Apr 2014

Ogni anno in Toscana vengono prodotte circa 500 tonnellate di lana grezza, di queste solo una parte è destinata alla produzione di tappeti rustici, filati per maglieria grossolani, riempitivi di materassi, mentre una significativa quantità è considerata materiale di scarto e viene smaltita come rifiuto speciale o indirizzata verso filiere non nazionali.

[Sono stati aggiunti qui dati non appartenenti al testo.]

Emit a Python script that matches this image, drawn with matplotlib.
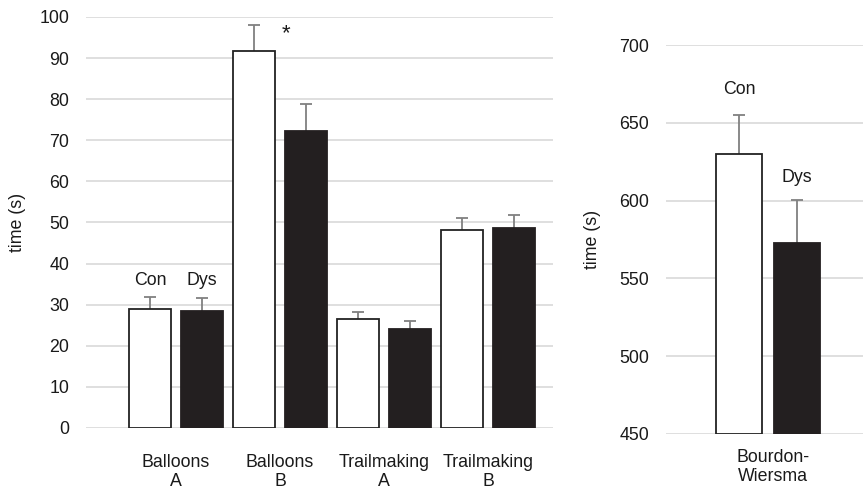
import matplotlib
matplotlib.use("Agg")
import matplotlib.pyplot as plt
import numpy as np

plt.rcParams['font.family'] = ['Liberation Sans', 'DejaVu Sans']

categories = ["Balloons\nA", "Balloons\nB", "Trailmaking\nA", "Trailmaking\nB"]
con_means = [28.9, 91.7, 26.4, 48.2]
con_err = [3.0, 6.3, 1.8, 2.8]
dys_means = [28.5, 72.3, 24.2, 48.6]
dys_err = [3.2, 6.6, 1.8, 3.2]

bw_category = ["Bourdon-\nWiersma"]
bw_con = [630.0]
bw_con_err = [25.3]
bw_dys = [572.5]
bw_dys_err = [27.7]

W, H = 863, 492
fig = plt.figure(figsize=(W / 100, H / 100), dpi=100)

grid_c = '#d9d9d9'
err_c = '#808080'
dark = '#231f20'
txt_c = '#1a1a1a'
fs = 12.8

def style(ax):
    for s in ax.spines.values():
        s.set_visible(False)
    ax.yaxis.grid(True, color=grid_c, linewidth=1.2)
    ax.set_axisbelow(True)
    ax.tick_params(axis='both', length=0, labelsize=fs, colors=txt_c)

def upper_err(ax, xs, means, errs):
    xs = np.asarray(xs, float)
    tops = np.asarray(means, float) + np.asarray(errs, float)
    ax.vlines(xs, means, tops, colors=err_c, linewidth=1.3, zorder=2)
    ax.plot(xs, tops, linestyle='none', marker='_', markersize=8, markeredgewidth=1.3,
            color=err_c, zorder=2)

# Left panel
ax = fig.add_axes([86 / W, 1 - 428 / H, 467 / W, 411 / H])
style(ax)
x = np.arange(len(categories))
bw = 0.395
off = 0.25
ax.bar(x - off, con_means, bw, color='white', edgecolor='#222222', linewidth=1.3, zorder=3)
ax.bar(x + off, dys_means, bw, color=dark, edgecolor=dark, linewidth=1.3, zorder=3)
upper_err(ax, x - off, con_means, con_err)
upper_err(ax, x + off, dys_means, dys_err)
ax.set_xlim(-0.865, 3.625)
ax.set_ylim(0, 100)
ax.set_yticks(np.arange(0, 101, 10))
ax.set_xticks(x)
ax.set_xticklabels(categories, linespacing=1.15)
ax.tick_params(axis='x', pad=19)
ax.tick_params(axis='y', pad=12)
ax.set_ylabel('time (s)', fontsize=fs, labelpad=10, color=txt_c)
ax.text(0 - off, 33.9, 'Con', ha='center', va='bottom', fontsize=fs, color=txt_c)
ax.text(0 + off, 33.9, 'Dys', ha='center', va='bottom', fontsize=fs, color=txt_c)
ax.text(1 + 0.06, 93.5, '*', ha='center', va='bottom', fontsize=16, color=txt_c)

# Right panel
ax2 = fig.add_axes([666 / W, 1 - 434 / H, 197 / W, 389 / H])
style(ax2)
x2 = np.arange(len(bw_category))
bw2 = 0.44
off2 = 0.28
ax2.bar(x2 - off2, np.array(bw_con) - 450, bw2, bottom=450, color='white', edgecolor='#222222',
        linewidth=1.3, zorder=3)
ax2.bar(x2 + off2, np.array(bw_dys) - 450, bw2, bottom=450, color=dark, edgecolor=dark,
        linewidth=1.3, zorder=3)
upper_err(ax2, x2 - off2, bw_con, bw_con_err)
upper_err(ax2, x2 + off2, bw_dys, bw_dys_err)
ax2.set_xlim(-0.981, 0.913)
ax2.set_ylim(450, 700)
ax2.set_yticks(np.arange(450, 701, 50))
ax2.set_xticks(x2 + 0.05)
ax2.set_xticklabels(bw_category, linespacing=1.15)
ax2.tick_params(axis='x', pad=11)
ax2.tick_params(axis='y', pad=12)
ax2.set_ylabel('time (s)', fontsize=fs, labelpad=13, color=txt_c)
ax2.text(0 - off2, 666, 'Con', ha='center', va='bottom', fontsize=fs, color=txt_c)
ax2.text(0 + off2, 609.5, 'Dys', ha='center', va='bottom', fontsize=fs, color=txt_c)

fig.savefig('out.png', dpi=100)
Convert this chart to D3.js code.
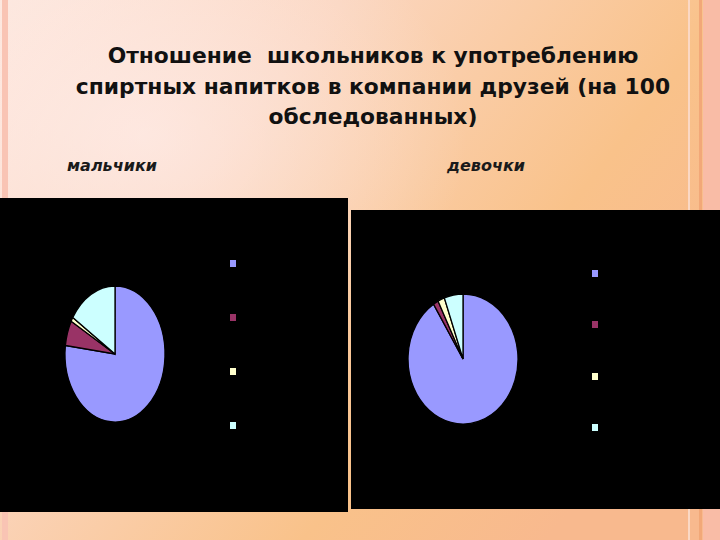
<!DOCTYPE html>
<html>
<head>
<meta charset="utf-8">
<script src="https://cdn.jsdelivr.net/npm/d3@7"></script>
<style>
  body { margin: 0; }
  svg { display: block; }
</style>
</head>
<body>
<svg id="slide" width="720" height="540"></svg>
<script>
// data
const categories = [["отрицательно"], ["положительно"], ["безразлично"], ["затрудняюсь", "ответить"]];
const boysValues = [77, 6, 1, 16];
const girlsValues = [91, 1.5, 2, 5.5];
const sliceColors = ["#9999ff", "#993366", "#ffffcc", "#ccffff"];
const titleLines = [
    "Отношение  школьников к употреблению",
    "спиртных напитков в компании друзей (на 100",
    "обследованных)"
];

const svg = d3.select("#slide");
const defs = svg.append("defs");

// slide background
const bg = defs.append("linearGradient").attr("id", "bg")
    .attr("x1", "0").attr("y1", "0").attr("x2", "1").attr("y2", "0.6");
bg.append("stop").attr("offset", "0").attr("stop-color", "#fde6dc");
bg.append("stop").attr("offset", "0.35").attr("stop-color", "#fbd6c0");
bg.append("stop").attr("offset", "0.75").attr("stop-color", "#f9c28a");
bg.append("stop").attr("offset", "1").attr("stop-color", "#f8b98e");

const glow = defs.append("radialGradient").attr("id", "glow")
    .attr("cx", "0.2").attr("cy", "0.25").attr("r", "0.45");
glow.append("stop").attr("offset", "0").attr("stop-color", "#fff0f0").attr("stop-opacity", 0.6);
glow.append("stop").attr("offset", "1").attr("stop-color", "#fff0f0").attr("stop-opacity", 0);

svg.append("rect").attr("width", 720).attr("height", 540).attr("fill", "url(#bg)");
svg.append("rect").attr("width", 720).attr("height", 540).attr("fill", "url(#glow)");

// frame stripes
svg.append("rect").attr("x", 2).attr("y", 0).attr("width", 6).attr("height", 540).attr("fill", "#f9c4b4");
svg.append("rect").attr("x", 688).attr("y", 0).attr("width", 2).attr("height", 540).attr("fill", "#fbd8c4");
svg.append("rect").attr("x", 699).attr("y", 0).attr("width", 3).attr("height", 540).attr("fill", "#f2a878");
svg.append("rect").attr("x", 703).attr("y", 0).attr("width", 17).attr("height", 540).attr("fill", "#f9bca6");

// title
svg.append("text")
    .attr("x", 373).attr("y", 63)
    .attr("text-anchor", "middle")
    .attr("font-family", "DejaVu Sans")
    .attr("font-weight", "bold")
    .attr("font-size", 21.8)
    .attr("fill", "#111")
    .style("white-space", "pre")
    .selectAll("tspan")
    .data(titleLines)
    .join("tspan")
    .attr("x", 373)
    .attr("dy", (d, i) => i === 0 ? 0 : 30.5)
    .text(d => d);

// pie panels
const panels = [
    {label: "мальчики", labelX: 67, values: boysValues,
     box: {x: 0, y: 198, w: 348, h: 314},
     cx: 115, cy: 354, rx: 50, ry: 68, legendX: 233, legendY: [264, 318, 372, 426]},
    {label: "девочки", labelX: 447, values: girlsValues,
     box: {x: 351, y: 210, w: 369, h: 299},
     cx: 463, cy: 359, rx: 55, ry: 65, legendX: 595, legendY: [274, 325, 377, 428]}
];

const pie = d3.pie().sort(null).value(d => d);
const arc = d3.arc().innerRadius(0).outerRadius(1);

panels.forEach(p => {
    svg.append("text")
        .attr("x", p.labelX).attr("y", 171)
        .attr("font-family", "DejaVu Sans")
        .attr("font-style", "italic")
        .attr("font-weight", "bold")
        .attr("font-size", 16)
        .attr("fill", "#1a1a1a")
        .text(p.label);

    svg.append("rect")
        .attr("x", p.box.x).attr("y", p.box.y)
        .attr("width", p.box.w).attr("height", p.box.h)
        .attr("fill", "#000");

    // ellipse pie: unit arcs scaled to rx/ry
    svg.append("g")
        .attr("transform", `translate(${p.cx},${p.cy}) scale(${p.rx},${p.ry})`)
        .selectAll("path")
        .data(pie(p.values))
        .join("path")
        .attr("d", arc)
        .attr("fill", (d, i) => sliceColors[i])
        .attr("stroke", "#000")
        .attr("stroke-width", 1.3)
        .attr("vector-effect", "non-scaling-stroke");

    // legend (text is black on black, as in the original)
    const lg = svg.append("g");
    categories.forEach((c, i) => {
        lg.append("rect")
            .attr("x", p.legendX - 3).attr("y", p.legendY[i] - 4)
            .attr("width", 6).attr("height", 7)
            .attr("fill", sliceColors[i]);
        lg.append("text")
            .attr("x", p.legendX + 12).attr("y", p.legendY[i] + 4)
            .attr("font-family", "DejaVu Sans")
            .attr("font-size", 11)
            .attr("fill", "#000")
            .selectAll("tspan")
            .data(c)
            .join("tspan")
            .attr("x", p.legendX + 12)
            .attr("dy", (d, j) => j === 0 ? 0 : 14)
            .text(d => d);
    });
});
</script>
</body>
</html>
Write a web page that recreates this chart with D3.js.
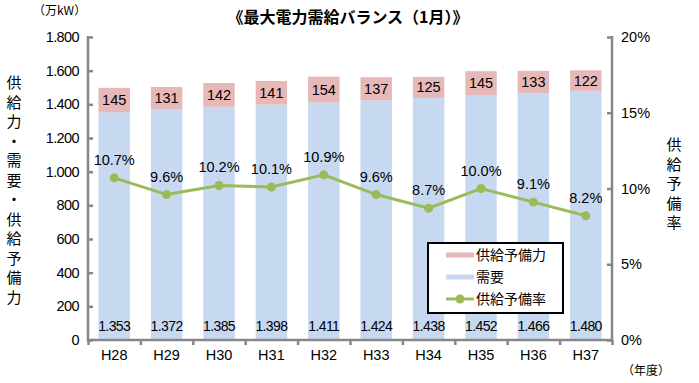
<!DOCTYPE html>
<html>
<head>
<meta charset="utf-8">
<title>最大電力需給バランス</title>
<script src="https://cdn.jsdelivr.net/npm/d3@7"></script>
<style>
  body { margin: 0; background: #fff; }
  text { font-family: "Liberation Sans", "Noto Sans CJK JP", sans-serif; fill: #000; }
  .jp { font-family: "Noto Sans CJK JP", sans-serif; }
</style>
</head>
<body>
<div id="chart"></div>
<script>
// data
var years   = ["H28","H29","H30","H31","H32","H33","H34","H35","H36","H37"];
var demand  = [1353, 1372, 1385, 1398, 1411, 1424, 1438, 1452, 1466, 1480];
var reserve = [145, 131, 142, 141, 154, 137, 125, 145, 133, 122];
var rate    = [10.7, 9.6, 10.2, 10.1, 10.9, 9.6, 8.7, 10.0, 9.1, 8.2];
var leftTicks  = [0, 200, 400, 600, 800, 1000, 1200, 1400, 1600, 1800];
var rightTicks = [0, 5, 10, 15, 20];

var width = 699, height = 383;
var pLeft = 88, pRight = 612, pTop = 37, pBottom = 340;

var svg = d3.select("#chart").append("svg")
    .attr("width", width).attr("height", height);

var x = d3.scaleBand().domain(years).range([pLeft, pRight]).paddingInner(0.4).paddingOuter(0.2);
var y = d3.scaleLinear().domain([0, 1800]).range([pBottom, pTop]);
var y2 = d3.scaleLinear().domain([0, 20]).range([pBottom, pTop]);

// "1.353" style numbers (period as separator)
var fmt = function(v) { return d3.format(",")(v).replace(/,/g, "."); };

// bars
var g = svg.append("g");
g.selectAll("rect.dem").data(years).enter().append("rect")
    .attr("x", function(d) { return x(d); })
    .attr("width", x.bandwidth())
    .attr("y", function(d, i) { return y(demand[i]); })
    .attr("height", function(d, i) { return pBottom - y(demand[i]); })
    .attr("fill", "#c6d9f1");
g.selectAll("rect.res").data(years).enter().append("rect")
    .attr("x", function(d) { return x(d); })
    .attr("width", x.bandwidth())
    .attr("y", function(d, i) { return y(demand[i] + reserve[i]); })
    .attr("height", function(d, i) { return y(demand[i]) - y(demand[i] + reserve[i]); })
    .attr("fill", "#e6b9b8");

// bar labels
g.selectAll("text.res").data(years).enter().append("text")
    .attr("x", function(d) { return x(d) + x.bandwidth() / 2; })
    .attr("y", function(d, i) { return (y(demand[i]) + y(demand[i] + reserve[i])) / 2 + 5; })
    .attr("text-anchor", "middle").attr("font-size", 14.5)
    .text(function(d, i) { return reserve[i]; });
g.selectAll("text.dem").data(years).enter().append("text")
    .attr("x", function(d) { return x(d) + x.bandwidth() / 2; })
    .attr("y", 331)
    .attr("text-anchor", "middle").attr("font-size", 14).attr("letter-spacing", -0.6)
    .text(function(d, i) { return fmt(demand[i]); });

// axes
var axisColor = "#878787";
var axL = svg.append("g").attr("transform", "translate(" + pLeft + ",0)")
    .call(d3.axisRight(y).tickValues(leftTicks).tickSize(5).tickFormat(""));
var axR = svg.append("g").attr("transform", "translate(" + pRight + ",0)")
    .call(d3.axisLeft(y2).tickValues(rightTicks).tickSize(5).tickFormat(""));
var xb = d3.scaleLinear().domain([0, years.length]).range([pLeft, pRight]);
var axB = svg.append("g").attr("transform", "translate(0," + pBottom + ")")
    .call(d3.axisBottom(xb).tickValues(d3.range(years.length + 1)).tickSize(5).tickFormat(""));
[axL, axR, axB].forEach(function(a) {
  a.selectAll("path.domain").attr("stroke", axisColor).attr("stroke-width", 2.5);
  a.selectAll(".tick line").attr("stroke", axisColor).attr("stroke-width", 2.5);
});
axL.select("path.domain").attr("d", "M0," + (pTop - 1) + "V" + (pBottom + 1));
axR.select("path.domain").attr("d", "M0," + (pTop - 1) + "V" + (pBottom + 1));
axB.select("path.domain").attr("d", "M" + (pLeft - 1) + ",0H" + (pRight + 1));

// tick labels
svg.selectAll("text.yl").data(leftTicks).enter().append("text")
    .attr("x", 79).attr("y", function(d) { return y(d) + 5; })
    .attr("text-anchor", "end").attr("font-size", 14.5).attr("letter-spacing", -0.6)
    .text(function(d) { return fmt(d); });
svg.selectAll("text.yr").data(rightTicks).enter().append("text")
    .attr("x", 621).attr("y", function(d) { return y2(d) + 5; })
    .attr("font-size", 14.5)
    .text(function(d) { return d + "%"; });
svg.selectAll("text.xl").data(years).enter().append("text")
    .attr("x", function(d) { return x(d) + x.bandwidth() / 2; })
    .attr("y", 360)
    .attr("text-anchor", "middle").attr("font-size", 14.5)
    .text(function(d) { return d; });

// rate line
var line = d3.line()
    .x(function(d, i) { return x(years[i]) + x.bandwidth() / 2; })
    .y(function(d) { return y2(d); });
svg.append("path").datum(rate)
    .attr("d", line).attr("fill", "none")
    .attr("stroke", "#9bbb59").attr("stroke-width", 3);
svg.selectAll("circle.pt").data(rate).enter().append("circle")
    .attr("cx", function(d, i) { return x(years[i]) + x.bandwidth() / 2; })
    .attr("cy", function(d) { return y2(d); })
    .attr("r", 4.5).attr("fill", "#9bbb59");
svg.selectAll("text.rt").data(rate).enter().append("text")
    .attr("x", function(d, i) { return x(years[i]) + x.bandwidth() / 2; })
    .attr("y", function(d) { return y2(d) - 13; })
    .attr("text-anchor", "middle").attr("font-size", 14.5)
    .text(function(d) { return d.toFixed(1) + "%"; });

// titles
svg.append("text").attr("class", "jp")
    .attr("x", 348).attr("y", 23).attr("text-anchor", "middle")
    .attr("font-size", 16).attr("font-weight", "bold")
    .text("《最大電力需給バランス（1月）》");
svg.append("text").attr("class", "jp")
    .attr("x", 33).attr("y", 15).attr("font-size", 12)
    .text("（万kW）");
svg.append("text").attr("class", "jp")
    .attr("x", 622).attr("y", 375).attr("font-size", 12)
    .text("（年度）");

function vertical(str, cx, y0, step) {
  svg.append("g").selectAll("text").data(str.split("")).enter().append("text")
      .attr("class", "jp")
      .attr("x", cx).attr("y", function(d, i) { return y0 + i * step; })
      .attr("text-anchor", "middle").attr("font-size", 15)
      .text(function(d) { return d; });
}
vertical("供給力・需要・供給予備力", 14, 88, 19.5);
vertical("供給予備率", 674, 150, 19.5);

// legend
var lg = svg.append("g").attr("transform", "translate(428,243)");
lg.append("rect").attr("width", 135).attr("height", 70)
    .attr("fill", "#fff").attr("stroke", "#000").attr("stroke-width", 2);
var items = [
  { name: "供給予備力", color: "#e6b9b8", marker: false },
  { name: "需要",       color: "#c6d9f1", marker: false },
  { name: "供給予備率", color: "#9bbb59", marker: true }
];
items.forEach(function(it, i) {
  var yy = 12 + i * 22;
  lg.append("line").attr("x1", 18).attr("x2", 46).attr("y1", yy).attr("y2", yy)
      .attr("stroke", it.color).attr("stroke-width", it.marker ? 3 : 5);
  if (it.marker) lg.append("circle").attr("cx", 32).attr("cy", yy).attr("r", 4.5).attr("fill", it.color);
  lg.append("text").attr("class", "jp").attr("x", 48).attr("y", yy + 5)
      .attr("font-size", 14).text(it.name);
});
</script>
</body>
</html>
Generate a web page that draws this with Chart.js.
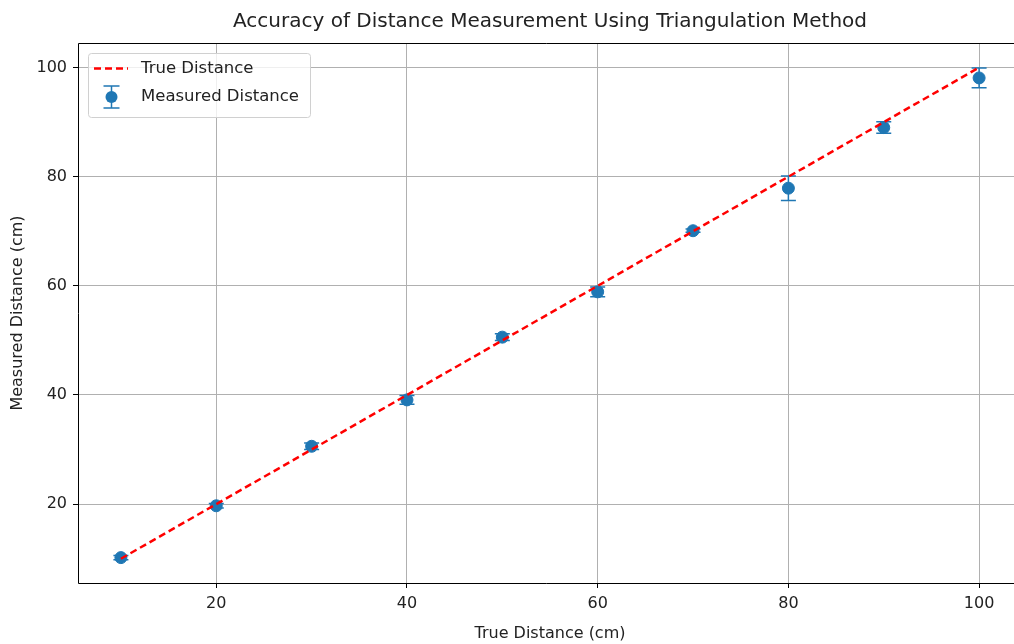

Con l’obiettivo di dare un nuovo valore a questa risorsa e di verificare una nuova politica produttiva sostenibile di tessuti ottenuti da lane provenienti da razze ovine locali, il Cnr ha condotto il progetto ‘Filiera del tessile sostenibile’.
Un’iniziativa che ha riunito mondo scientifico, istituzioni e partner imprenditoriali verso la ricerca di nuove soluzioni di recupero della lana locale, a partire dalla costituzione di una filiera locale ‘tessile  sostenibile’, in grado di coniugare tutela ambientale, valorizzazione del territorio e sostegno al mestiere artigiano.
“Da ‘onere’ per gli allevatori in termini di smaltimento e ingombro, la lana può diventare una risorsa con risvolti economico-sociali e culturali per i territori”, spiega Francesca Camilli dell’Ibimet-Cnr. “Oltre al tessile per l’abbigliamento e l’arredamento, sono stati individuati altri settori di applicazione interessanti, come l’agrotessile, nel quale abbiamo sperimentato il possibile utilizzo di dispositivi pacciamanti per il florovivaismo e di ammendanti del terreno a base di lana in fiocco e triturata”. Ma il concetto di ‘tessile sostenibile’ deve essere compreso e condiviso anche dai consumatori. “La nostra indagine ha permesso di appurare che solo una minima parte di quanti acquistano capi di abbigliamento in lana considera la sostenibilità un elemento determinante”, aggiunge Elena Pagliarino del Ceris-Cnr. “Occorre quindi lavorare per aumentare la consapevolezza e la conoscenza dei marchi legati al rispetto ambientale”.